A must read op ed by Grant Corleison in the Dom Post:
The next step in the fracas that the future of the Harcourts building in Lambton Quay has become is likely to result in Wellington’s own version of the Marie Celeste, that abandoned ghost ship of the Atlantic.
After all the to-ings and fro-ings to get the only commercially viable option of demolition and rebuilding approved, the owner has pulled the plug and intends to cordon off and abandon the building for safety reasons because its heritage value is apparently unique but unaffordable to retain.
Well done Wellington City Council. You have turned a major building into an abandoned wreck.
Since then, the building has spawned an industry of Wellington property professionals, economists, architects, commercial real estate agents and lawyers dedicated to advising on the future of the building.
Almost all, except the city council and the New Zealand Historic Places Trust, say the only solution from safety, heritage and economic aspects, is demolition and redevelopment.
The building is currently uninsurable, and if restored to an acceptable quake standard of 80 per cent of building code the premium per year is quoted as $455,000 plus GST.
Based on my experience, that cost will keep increasing.
The building’s owner, Mark Dunajtschik, has spent more than $500,000 getting professional opinions on its future. It would cost $10.8m to bring the building up to 80 per cent of the standard, with the option of demolition of the building and retaining the facade estimated at $6.5m.
Due diligence has been done by outside parties on renovating the building into apartments, converting it to a hotel and student accommodation. All declined to progress their options and all said the two strengthening and refurbishment options were not commercially viable.
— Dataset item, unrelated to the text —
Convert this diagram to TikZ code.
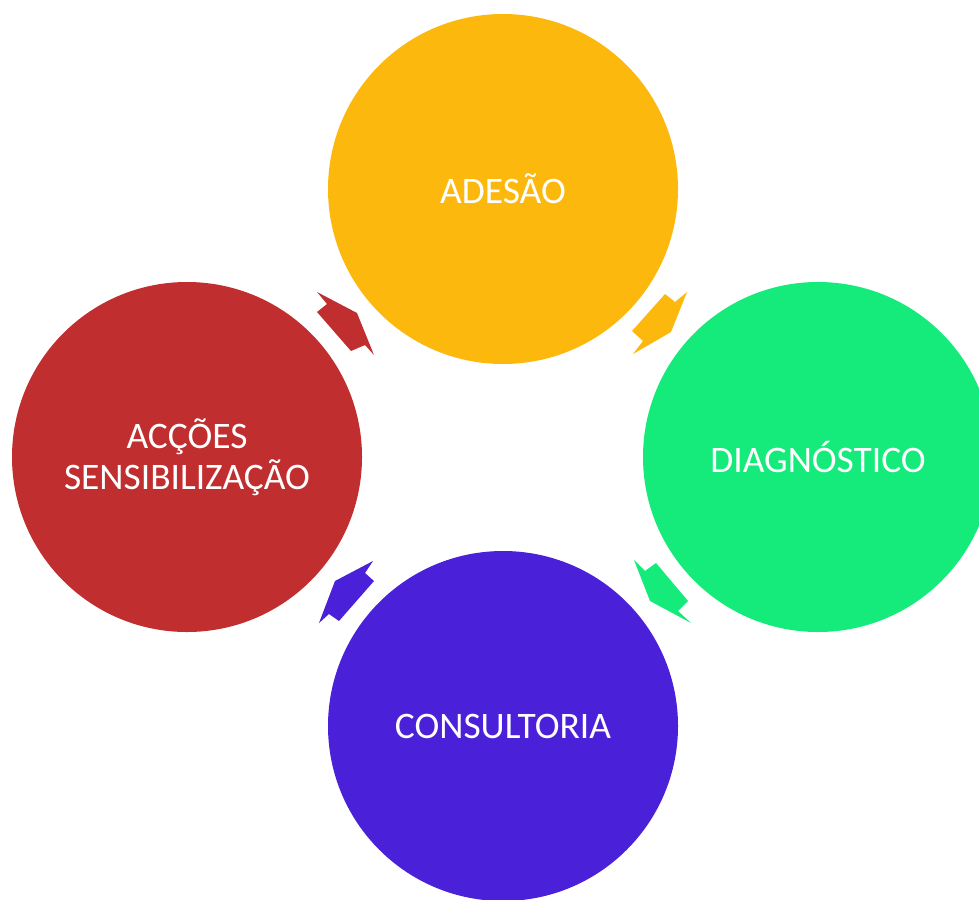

Among this fracas Mark Dunajtschik offered the building for $1 to the council, the Government and the Historic Place Trust. As a further incentive to address their strident views on the heritage value of the building, he also offered the Historic Places Trust an additional $5m towards strengthening and refurbishment.
Despite media comments, they all declined the offer. They were not prepared to spend their own money on the building.
So the building sits empty was an abandoned wreck. What a triumph for heritage.